Late that night the results had been posted, stating that I was in fifth place going into the Boater Cross. Kalob Grady was in the lead with Marcos Gallegos in second, and James Metcalfe and Jordan Poffenberger tied for 3rd.

The second day of the event had a total of 16 racers which meant we would do a time trial, and everyone would advance to the boater cross. The time trial from the top of the point to the eddy of Big Joe was big water class 3 to determine the seeding for boater cross. Afterwards everyone paddled down about a quarter of a mile to an island to advance on in the competition.
At the island there was a quick recap of the time trial with placing, and an overview of what was about the happen in the boater cross. The format was a semis of two heats of seven racers, and the top four advancing from each heat to make an eight person final.

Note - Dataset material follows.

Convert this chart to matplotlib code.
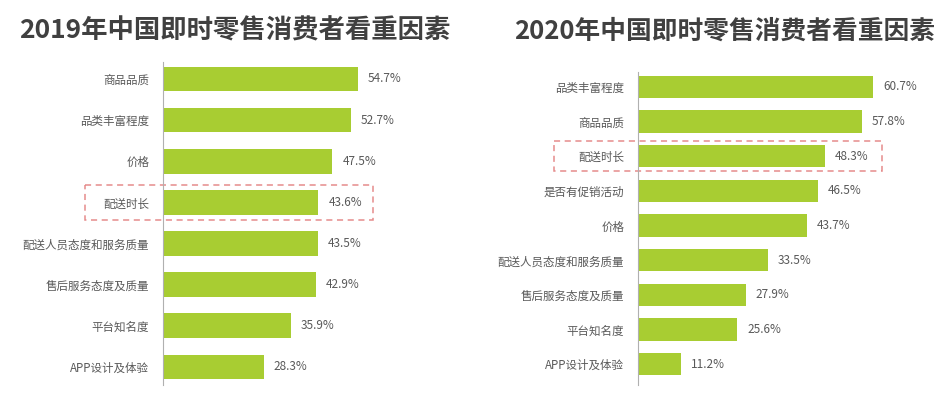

To get to the top of the St. Catherine Rapids on the other channel of Lachine, we took a massive tour jet boat to the top. Not many people have been able to paddle this rapid because it is so far out into the river. The boat went right to the side of the rapid for us to be able to score and know what was ahead for the race. There was nothing serious about the rapid. It just looked like really fun big water with one massive distinct curler. To begin the race, the boat got positioned pointing straight upstream with the racers lining both sides of the boat. “3…2…1…GO!” the seven of us racing dropped off the edge of the boat, paddling as hard as possible downstream for the rapid. Dropping off the boat on both sides, forced two different groups that made their way to the rapid before converging. I got pushed right in to the center of the huge curler, and managed to stay upright, but stood in a stern stall for a little bit. The finish line was to hit the boat in this eddy right in the center of the river. I ended up 3rd in my heat and advanced to finals.

The second heat made their way down the course as we waited back at the island. The finals heat was pretty stacked with some good boaters. It was a pretty similar race, except this time I managed to hit the side of the curler to not get slowed down as much. In the finishing stretch Marcos Gallegos and I were out in the lead with others close behind. Just as I was crossing over the boils towards the boat Kalob hit the back of my stern just hard enough to make me lose control of the bow and drift slightly upstream. I happened to take fifth in Boater cross as well. Marcos took first and Kalob was just behind in second.

I instantly knew I had just barely missed out on the Grand Prix spots, but I couldn’t be disappointed with 3rd overall! Marcos and Kalob tied for first in the overall and claimed their spots at the 2016 Whitewater Grand Prix and I was stoked for both of them.

Thanks to Ian Vogel for putting on the event! It ran super well and will be even better next year! Also huge thanks to the jet skis and tour boat for making it possible for the unique experience to paddle some great whitewater! I encourage everyone that is around next year to attend Montréal en Eau-Vive in the middle of August!